Emboldened by the decisiveness of that record, which still stands, he took another run at the one-legged balancing act the following spring, with similar success: His record of 76 hours, 40 minutes is still the time to beat, though it was a painful ordeal he said he would not repeat for a million dollars.

In 1998, he moved to Australia, where he found it easier to find corporate sponsors for his efforts, all in the name of a charity he founded, the Universal Fund for Suffering Children.

At one mall, he travelled a record 225.44 kilometres up and down the escalators, and at another, ran 126.675 kilometres, in laps around a fountain, while carrying a 4.5-kilogram brick in an ungloved hand, pointing downward. Mr. Joachim made his way to Toronto in June of 2003 to set the record for the longest continuous radio broadcast, 120 hours, at Scarborough's Geethavaani Tamil Radio station. While here, he met Christa Rasanayagam, the woman he would marry.

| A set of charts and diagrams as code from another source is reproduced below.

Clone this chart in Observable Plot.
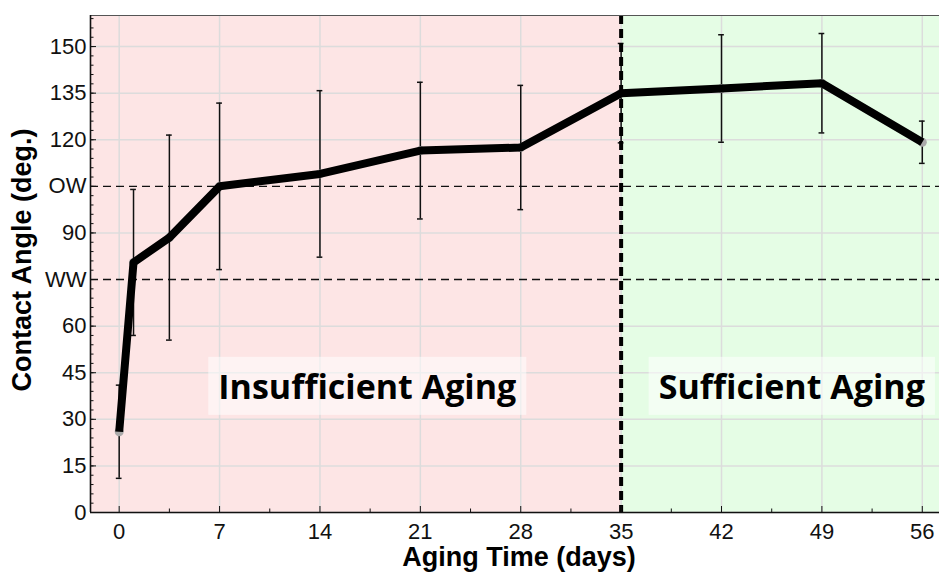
<!DOCTYPE html>
<html><head><meta charset="utf-8">
<script src="https://cdn.jsdelivr.net/npm/d3@7"></script>
<script src="https://cdn.jsdelivr.net/npm/@observablehq/plot@0.6"></script>
<style>
html,body{margin:0;padding:0;background:#fff;}
#chart svg{display:block;}
</style></head><body><div id="chart"></div>
<script>
// ---- data ----
const days   = [0, 1, 3.5, 7, 14, 21, 28, 35, 42, 49, 56];
const angle  = [26, 80.5, 88.5, 105, 109, 116.5, 117.5, 135, 136.5, 138.2, 119.2];
const errors = [15, 23.5, 33, 26.8, 26.8, 22, 20, 16, 17.3, 16, 6.8];

const xTicks = [0, 7, 14, 21, 28, 35, 42, 49, 56];
const xMinorTicks = [3.5, 10.5, 17.5, 24.5, 31.5, 38.5, 45.5, 52.5];
const yTicks = [0, 15, 30, 45, 60, 75, 90, 105, 120, 135, 150];
const yTickLabels = ["0", "15", "30", "45", "60", "WW", "90", "OW", "120", "135", "150"];
const yMinorTicks = [0,3,6,9,12,15,18,21,24,27,30,33,36,39,42,45,48,51,54,57,60,63,66,69,72,75,78,81,84,87,90,93,96,99,102,105,108,111,114,117,120,123,126,129,132,135,138,141,144,147,150,153,156,159];
const thresholdValues = [75, 105];          // WW, OW
const boundaryDay = 35;
const regionNames = ["Insufficient Aging", "Sufficient Aging"];
const regionStart = [-2, 35];
const regionEnd   = [35, 57.2];
const regionColors = ["#fde5e5", "#e5fde5"];
const regionLabelX = [17.3, 46.9];
const regionLabelY = 40.1;
const xLabel = "Aging Time (days)";
const yLabel = "Contact Angle (deg.)";

// ---- build tables ----
const points = days.map((d, i) => ({x: d, y: angle[i], e: errors[i]}));
const regions = regionNames.map((n, i) => ({name: n, start: regionStart[i], end: regionEnd[i], color: regionColors[i], lx: regionLabelX[i]}));
const yLabelMap = new Map(yTicks.map((v, i) => [v, yTickLabels[i]]));
const gridY = yTicks.filter(v => !thresholdValues.includes(v));

const tickFont = "'Liberation Sans', Arial, Helvetica, sans-serif";

const chart = Plot.plot({
  width: 939,
  height: 575,
  marginLeft: 90,
  marginRight: 0,
  marginTop: 15,
  marginBottom: 63,
  x: {domain: [regionStart[0], regionEnd[1]], axis: null},
  y: {domain: [0, 160], axis: null},
  style: {fontFamily: tickFont, background: "#fff", overflow: "visible", color: "#000"},
  marks: [
    Plot.rect(regions, {x1: "start", x2: "end", fill: "color"}),
    Plot.ruleX(xTicks, {stroke: "#dcdcdc", strokeWidth: 1.5}),
    Plot.ruleY(gridY, {stroke: "#dcdcdc", strokeWidth: 1.5}),
    Plot.ruleY(thresholdValues, {stroke: "#111", strokeWidth: 1.4, strokeDasharray: "8,5"}),
    Plot.text(regions, {x: "lx", y: regionLabelY, text: "name", fontFamily: "'Open Sans', Lato, sans-serif",
      fontWeight: 700, fontSize: 34, fill: "#000", className: "region-label"}),
    Plot.ruleX(points, {x: "x", y1: d => d.y - d.e, y2: d => d.y + d.e, stroke: "#111", strokeWidth: 1.5}),
    Plot.ruleY(points, {y: d => d.y + d.e, x1: d => d.x - 0.2, x2: d => d.x + 0.2, stroke: "#111", strokeWidth: 1.5}),
    Plot.ruleY(points, {y: d => d.y - d.e, x1: d => d.x - 0.2, x2: d => d.x + 0.2, stroke: "#111", strokeWidth: 1.5}),
    Plot.dot(points, {x: "x", y: "y", r: 4.5, fill: "#aaa"}),
    Plot.line(points, {x: "x", y: "y", stroke: "#000", strokeWidth: 8, strokeLinejoin: "round", strokeLinecap: "butt"}),
    Plot.ruleX([boundaryDay], {stroke: "#000", strokeWidth: 4, strokeDasharray: "9,5"}),
    Plot.ruleY([160], {stroke: "#555", strokeWidth: 1.2}),
    Plot.ruleX([regionStart[0]], {stroke: "#111", strokeWidth: 1.6}),
    Plot.ruleY([0], {stroke: "#111", strokeWidth: 1.6}),
    // axes (inward ticks)
    Plot.axisX(xTicks, {anchor: "bottom", tickSize: -6, tickPadding: 17, fontSize: 22, stroke: "#111", fill: "#111", label: null}),
    Plot.axisX(xMinorTicks, {anchor: "bottom", tickSize: -3.5, tickFormat: () => "", stroke: "#111", label: null}),
    Plot.axisY(yTicks, {anchor: "left", tickSize: -6, tickPadding: 10, fontSize: 22, stroke: "#111", fill: "#111",
      tickFormat: d => yLabelMap.get(d), label: null}),
    Plot.axisY(yMinorTicks, {anchor: "left", tickSize: -3.5, tickFormat: () => "", stroke: "#111", label: null}),
    Plot.text([yLabel], {frameAnchor: "left", textAnchor: "middle", lineAnchor: "middle", dx: -68, dy: -4,
      rotate: -90, fontSize: 27, fontWeight: "bold", fill: "#000"}),
    Plot.text([xLabel], {frameAnchor: "bottom", textAnchor: "middle", lineAnchor: "middle", dx: 4, dy: 45,
      fontSize: 27, fontWeight: "bold", fill: "#000"})
  ]
});

document.getElementById("chart").appendChild(chart);

// translucent white boxes behind the region labels
chart.querySelectorAll(".region-label text").forEach(t => {
  const b = t.getBBox();
  const r = document.createElementNS("http://www.w3.org/2000/svg", "rect");
  r.setAttribute("x", b.x - 10);
  r.setAttribute("y", b.y - 6);
  r.setAttribute("width", b.width + 20);
  r.setAttribute("height", b.height + 12);
  r.setAttribute("fill", "#ffffff");
  r.setAttribute("fill-opacity", "0.55");
  r.setAttribute("stroke", "none");
  if (t.getAttribute("transform")) r.setAttribute("transform", t.getAttribute("transform"));
  t.parentNode.insertBefore(r, t);
});
</script>
</body></html>
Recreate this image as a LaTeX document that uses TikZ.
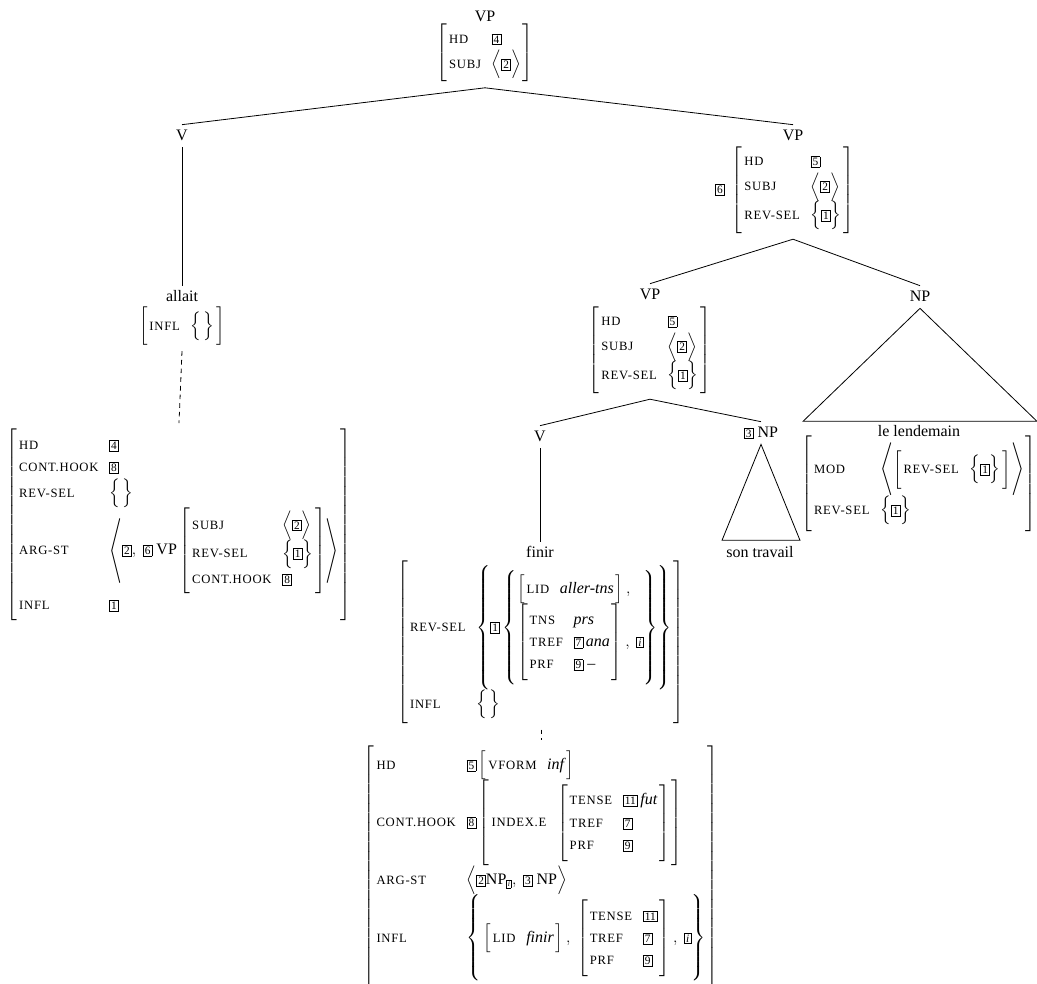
\documentclass[tikz,border=0pt]{standalone}
\usepackage{amsmath}
\usepackage{graphicx}
\usepackage{fontspec}
\setmainfont{Liberation Serif}
\newfontfamily\featfont[LetterSpace=6]{Liberation Serif}
\usetikzlibrary{positioning}

\delimitershortfall=-4pt
\renewcommand{\arraystretch}{1.2}

% boxed tags
\newcommand{\tg}[1]{{\setlength{\fboxsep}{1pt}\setlength{\fboxrule}{0.5pt}%
  \fbox{\fontsize{8.5}{8.5}\selectfont\rule{0pt}{5.5pt}#1}}}
\newcommand{\stg}[1]{{\setlength{\fboxsep}{0.6pt}\setlength{\fboxrule}{0.4pt}%
  \fbox{\fontsize{6}{6}\selectfont\rule{0pt}{4.2pt}#1}}}
% feature names and values
\newcommand{\ft}[1]{\text{\featfont\fontsize{9.5}{11}\selectfont #1}}
\newcommand{\valit}[1]{\text{\itshape #1}}
% matrices, lists and sets
\newcommand{\dstrut}{\rule[-3.5pt]{0pt}{9.5pt}}
\newcommand{\avm}[1]{\left[\begin{array}{@{\hspace{1.5pt}}l@{\hspace{8pt}}l@{\hspace{1.5pt}}}#1\end{array}\right]}
\newcommand{\lstof}[1]{\left\langle\dstrut#1\right\rangle}
\newcommand{\setof}[1]{\left\{\dstrut#1\right\}}
\newcommand{\eset}{\left\{\dstrut\,\right\}}
\newcommand{\tlang}[1]{\mathopen{\vcenter{\hbox{\scalebox{1}[#1]{$\Biggl\langle$}}}}}
\newcommand{\trang}[1]{\mathclose{\vcenter{\hbox{\scalebox{1}[#1]{$\Biggr\rangle$}}}}}

\begin{document}
\begin{tikzpicture}[x=0.75pt,y=-0.75pt,
    every node/.style={font=\fontsize{12}{14}\selectfont},
    cat/.style={inner sep=0pt,outer sep=3pt,text height=8.5pt,text depth=2.5pt},
    avmbox/.style={inner sep=0pt,outer sep=4.5pt},
    branch/.style={line width=0.6pt},
    dotbranch/.style={line width=0.6pt,dash pattern=on 3.5pt off 3pt}]
  \useasboundingbox (0,0) rectangle (1037,983);

  % root
  \node[cat] (vpTop) at (485,17) {VP};
  \node[avmbox] (avmTop) at (485,53) {$\avm{\ft{HD} & \tg{4}\\ \ft{SUBJ} & \lstof{\tg{2}}}$};

  % auxiliary verb
  \node[cat] (vL) at (182,136) {V};
  \node[cat] (allait) at (182,297) {allait};
  \node[avmbox] (avmAl) at (182,326) {$\avm{\ft{INFL} & \eset}$};
  \node[avmbox] (avmL) at (179,525) {$\avm{
      \ft{HD} & \tg{4}\\
      \ft{CONT.HOOK} & \tg{8}\\
      \ft{REV-SEL} & \eset\\
      \ft{ARG-ST} & \tlang{1.35}\tg{2},\ \tg{6}\ \text{VP}\avm{
          \ft{SUBJ} & \lstof{\tg{2}}\\
          \ft{REV-SEL} & \setof{\tg{1}}\\
          \ft{CONT.HOOK} & \tg{8}}\trang{1.35}\\
      \ft{INFL} & \tg{1}}$};

  % complement VP
  \node[cat] (vpR) at (793,136) {VP};
  \node[avmbox] (avmR) at (793,190) {$\avm{\ft{HD} & \tg{5}\\ \ft{SUBJ} & \lstof{\tg{2}}\\ \ft{REV-SEL} & \setof{\tg{1}}}$};
  \node[inner sep=0pt,left=0.5pt of avmR] (tagR) {\tg{6}};

  \node[cat] (vpM) at (650,295) {VP};
  \node[avmbox] (avmM) at (650,350) {$\avm{\ft{HD} & \tg{5}\\ \ft{SUBJ} & \lstof{\tg{2}}\\ \ft{REV-SEL} & \setof{\tg{1}}}$};

  % adjunct NP
  \node[cat] (npR) at (920,297) {NP};
  \node[cat] (lend) at (919,432) {le lendemain};
  \node[avmbox] (avmN) at (919,484) {$\avm{
      \ft{MOD} & \tlang{1.1}\avm{\ft{REV-SEL} & \setof{\tg{1}}}\trang{1.1}\\
      \ft{REV-SEL} & \setof{\tg{1}}}$};

  % main verb
  \node[cat] (vM) at (540,437) {V};
  \node[cat] (finir) at (540,553) {finir};
  \node[avmbox] (avmF) at (541,642) {$\avm{
      \ft{REV-SEL} & \setof{\tg{1}\setof{\begin{array}{@{}l@{}}
          \avm{\ft{LID} & \valit{aller-tns}},\\
          \avm{\ft{TNS} & \valit{prs}\\ \ft{TREF} & \tg{7}\,\valit{ana}\\ \ft{PRF} & \tg{9}\ \text{--}},\ \tg{\textit{i}}
        \end{array}}}\\
      \ft{INFL} & \eset}$};
  \node[avmbox] (avmB) at (541,866) {$\avm{
      \ft{HD} & \tg{5}\avm{\ft{VFORM} & \valit{inf}}\\
      \ft{CONT.HOOK} & \tg{8}\avm{\ft{INDEX.E} & \avm{\ft{TENSE} & \tg{11}\,\valit{fut}\\ \ft{TREF} & \tg{7}\\ \ft{PRF} & \tg{9}}}\\
      \ft{ARG-ST} & \lstof{\tg{2}\text{NP}_{\stg{\textit{i}}},\ \tg{3}\ \text{NP}}\\
      \ft{INFL} & \setof{\avm{\ft{LID} & \valit{finir}},\ \avm{\ft{TENSE} & \tg{11}\\ \ft{TREF} & \tg{7}\\ \ft{PRF} & \tg{9}},\ \tg{\textit{i}}}}$};

  % object NP
  \node[cat] (npM) at (761,433) {\tg{3} NP};
  \node[cat] (sonT) at (760,553) {son travail};

  \draw[branch] (avmTop.south) -- (vL.north);
  \draw[branch] (avmTop.south) -- (vpR.north);
  \draw[branch] (vL.south) -- (allait.north);
  \draw[dotbranch] (avmAl.south) -- (avmL.north);
  \draw[branch] (avmR.south) -- (vpM.north);
  \draw[branch] (avmR.south) -- (npR.north);
  \draw[branch] (avmM.south) -- (vM.north);
  \draw[branch] (avmM.south) -- (npM.north);
  \draw[branch] (vM.south) -- (finir.north);
  \draw[dotbranch] (avmF.south) -- (avmB.north);
  \draw[branch] (npR.south) -- ++(-117,113) -- ++(234,0) -- cycle;
  \draw[branch] (npM.south) -- ++(-39,96) -- ++(78,0) -- cycle;
\end{tikzpicture}
\end{document}
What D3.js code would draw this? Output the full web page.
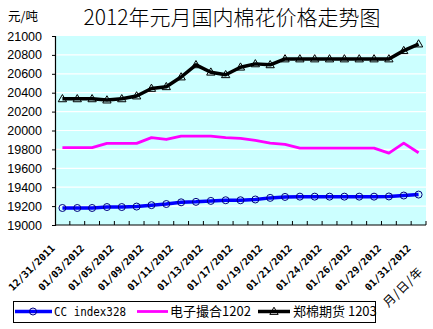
<!DOCTYPE html>
<html><head><meta charset="utf-8">
<script src="https://cdn.jsdelivr.net/npm/d3@7"></script>
<style>body{margin:0;background:#fff}svg{display:block}</style>
</head><body>
<script>
const categories = ["12/31/2011","01/01/2012","01/03/2012","01/04/2012","01/05/2012","01/06/2012","01/09/2012","01/10/2012","01/11/2012","01/12/2012","01/13/2012","01/16/2012","01/17/2012","01/18/2012","01/19/2012","01/20/2012","01/21/2012","01/23/2012","01/24/2012","01/25/2012","01/26/2012","01/27/2012","01/29/2012","01/30/2012","01/31/2012"];
const shownLabels = ["12/31/2011","01/03/2012","01/05/2012","01/09/2012","01/11/2012","01/13/2012","01/17/2012","01/19/2012","01/21/2012","01/24/2012","01/26/2012","01/29/2012","01/31/2012"];
const ccIndex = [19180,19180,19180,19190,19190,19195,19210,19222,19240,19245,19255,19262,19262,19270,19287,19297,19300,19300,19300,19300,19300,19300,19302,19312,19322];
const dianzi = [19818,19818,19818,19864,19864,19864,19924,19905,19940,19940,19940,19924,19917,19895,19867,19853,19814,19814,19814,19814,19814,19814,19761,19867,19765];
const zhengmian = [20335,20335,20335,20322,20335,20365,20445,20463,20566,20695,20617,20590,20670,20705,20695,20757,20757,20757,20757,20757,20757,20757,20757,20845,20915];
const yTicks = [19000,19200,19400,19600,19800,20000,20200,20400,20600,20800,21000];
const seriesNames = ["CC index328","电子撮合1202","郑棉期货 1203"];
const title = "2012年元月国内棉花价格走势图";
const yUnit = "元/吨";
const xTitle = "月/日/年";

const W = 433, H = 329;
const svg = d3.select("body").append("svg").attr("width", W).attr("height", H);
const x = d3.scaleBand().domain(categories).range([55, 426]).padding(0);
const y = d3.scaleLinear().domain([19000, 21000]).range([225, 36]);
const cx = c => x(c) + x.bandwidth() / 2;

// plot background
svg.append("rect").attr("x", 55).attr("y", y(21000)).attr("width", 426 - 55).attr("height", y(19000) - y(21000)).attr("fill", "#CCFFFF");
// gridlines
svg.append("g").selectAll("line").data(yTicks.filter(v => v > 19000 && v < 21000)).join("line")
  .attr("x1", 55).attr("x2", 426).attr("y1", d => y(d)).attr("y2", d => y(d))
  .attr("stroke", "#fff").attr("stroke-width", 1.2);

// y axis
const yAxis = svg.append("g").attr("transform", "translate(55,0)")
  .call(d3.axisLeft(y).tickValues(yTicks).tickSize(3).tickPadding(10).tickFormat(d3.format("d")));
yAxis.select(".domain").attr("stroke", "#000").attr("stroke-width", 1.2);
yAxis.selectAll(".tick line").attr("stroke", "#000");
yAxis.selectAll("text").attr("font-family", "Liberation Sans, Arial, sans-serif").attr("font-size", 12.5).attr("fill", "#000");

// x axis line and ticks
svg.append("line").attr("x1", 55).attr("x2", 426).attr("y1", 225).attr("y2", 225).attr("stroke", "#000").attr("stroke-width", 1.2);
svg.append("g").selectAll("line").data(categories.slice(1).map(c => x(c)).concat([426])).join("line")
  .attr("x1", d => d).attr("x2", d => d).attr("y1", 225).attr("y2", 221).attr("stroke", "#000");

// x labels
svg.append("g").selectAll("text").data(shownLabels).join("text")
  .attr("transform", d => `translate(${cx(d) - 7},249) rotate(-45)`)
  .attr("text-anchor", "end")
  .attr("font-family", "DejaVu Sans Mono, monospace").attr("font-weight", "bold").attr("font-size", 10)
  .text(d => d);
svg.append("text").attr("transform", "translate(424,272) rotate(-45)").attr("text-anchor", "end")
  .attr("font-family", "Noto Sans CJK SC").attr("font-size", 12).attr("letter-spacing", 1).text(xTitle);

// lines
const line = d3.line().x((d, i) => cx(categories[i])).y(d => y(d));
svg.append("path").datum(dianzi).attr("d", line).attr("fill", "none").attr("stroke", "#FF00FF").attr("stroke-width", 2.8).attr("stroke-linejoin", "round");
svg.append("path").datum(ccIndex).attr("d", line).attr("fill", "none").attr("stroke", "#0000FF").attr("stroke-width", 3.5).attr("stroke-linejoin", "round");
svg.append("g").selectAll("circle").data(ccIndex).join("circle")
  .attr("cx", (d, i) => cx(categories[i])).attr("cy", d => y(d)).attr("r", 3.5)
  .attr("fill", "none").attr("stroke", "#000080").attr("stroke-width", 1);
svg.append("path").datum(zhengmian).attr("d", line).attr("fill", "none").attr("stroke", "#000").attr("stroke-width", 3.5).attr("stroke-linejoin", "round");
const tri = d3.symbol().type(d3.symbolTriangle).size(30);
svg.append("g").selectAll("path").data(zhengmian).join("path")
  .attr("transform", (d, i) => `translate(${cx(categories[i])},${y(d) + 0.5})`)
  .attr("d", tri).attr("fill", "none").attr("stroke", "#000").attr("stroke-width", 1);

// title & unit
svg.append("text").attr("x", 232).attr("y", 25).attr("text-anchor", "middle")
  .attr("font-family", "Noto Sans CJK SC").attr("font-weight", 300).attr("font-size", 21).text(title);
svg.append("text").attr("x", 8).attr("y", 21)
  .attr("font-family", "Noto Sans CJK SC").attr("font-size", 12.5).text(yUnit);

// legend
svg.append("rect").attr("x", 13.5).attr("y", 301.5).attr("width", 362).attr("height", 21).attr("fill", "#fff").attr("stroke", "#000");
const ly = 311.5;
svg.append("line").attr("x1", 15).attr("x2", 52).attr("y1", ly).attr("y2", ly).attr("stroke", "#0000FF").attr("stroke-width", 3.5);
svg.append("circle").attr("cx", 33).attr("cy", ly).attr("r", 3.5).attr("fill", "none").attr("stroke", "#000080");
svg.append("text").attr("x", 54).attr("y", ly + 4.5).attr("font-family", "DejaVu Sans Mono, monospace").attr("font-size", 12)
  .attr("textLength", 72).attr("lengthAdjust", "spacingAndGlyphs").text(seriesNames[0]);
svg.append("line").attr("x1", 137).attr("x2", 168).attr("y1", ly).attr("y2", ly).attr("stroke", "#FF00FF").attr("stroke-width", 2.8);
svg.append("text").attr("x", 170).attr("y", ly + 4.5).attr("font-family", "Noto Sans CJK SC").attr("font-size", 13).text(seriesNames[1]);
svg.append("line").attr("x1", 258).attr("x2", 290).attr("y1", ly).attr("y2", ly).attr("stroke", "#000").attr("stroke-width", 3.5);
svg.append("path").attr("transform", `translate(274,${ly + 0.5})`).attr("d", tri).attr("fill", "none").attr("stroke", "#000");
svg.append("text").attr("x", 293).attr("y", ly + 4.5).attr("font-family", "Noto Sans CJK SC").attr("font-size", 13).text(seriesNames[2]);
</script>
</body></html>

Naturally, their wedding set records too. Ms. Rasanayagam had 79 bridesmaids, and carried a bouquet 60.09 metres long, at Mississauga's Christ the King Church.

Since then, Mr. Joachim has set distance records for running on a treadmill and, most recently, for the longest dance marathon by an individual (100 hours), raising $1,500 for tsunami relief in February.

"In another eight years' time, I'll hold 150 world records," he said, "but if I get more sponsors, I'm ready to do more than that."

More immediately, he hopes to secure enough sponsors to spend a full two years doing nothing but accumulating world records, among them running backward, singing Elvis Presley songs and playing 35 characters in a single movie.

The granddaddy of them all will be his World Peace Marathon, in which he hopes to run through 88 major cities in 54 countries from December, 2006, to June, 2007.

Mr. Joachim aims to raise $1-billion, and collect one million signatures for a petition calling on the United Nations to make June 24 a global ceasefire day.

"There's no one day for people to come together and discuss their problems," he said. "That's my main goal."

His more immediate concern, of course, is the 100-hour bowl-a-thon, which will begin Wednesday at 11 a.m. By next Sunday at 3 p.m., he hopes to have soundly beaten the current record of 60 hours, 15 minutes, set last September in Malta.

Then, he'll head home to his three-week-old son, Joshua, whom he has already tapped as his successor.

"I'm going to teach him tennis and swimming and golf," Mr. Joachim said. "He'll bring more fame to this country."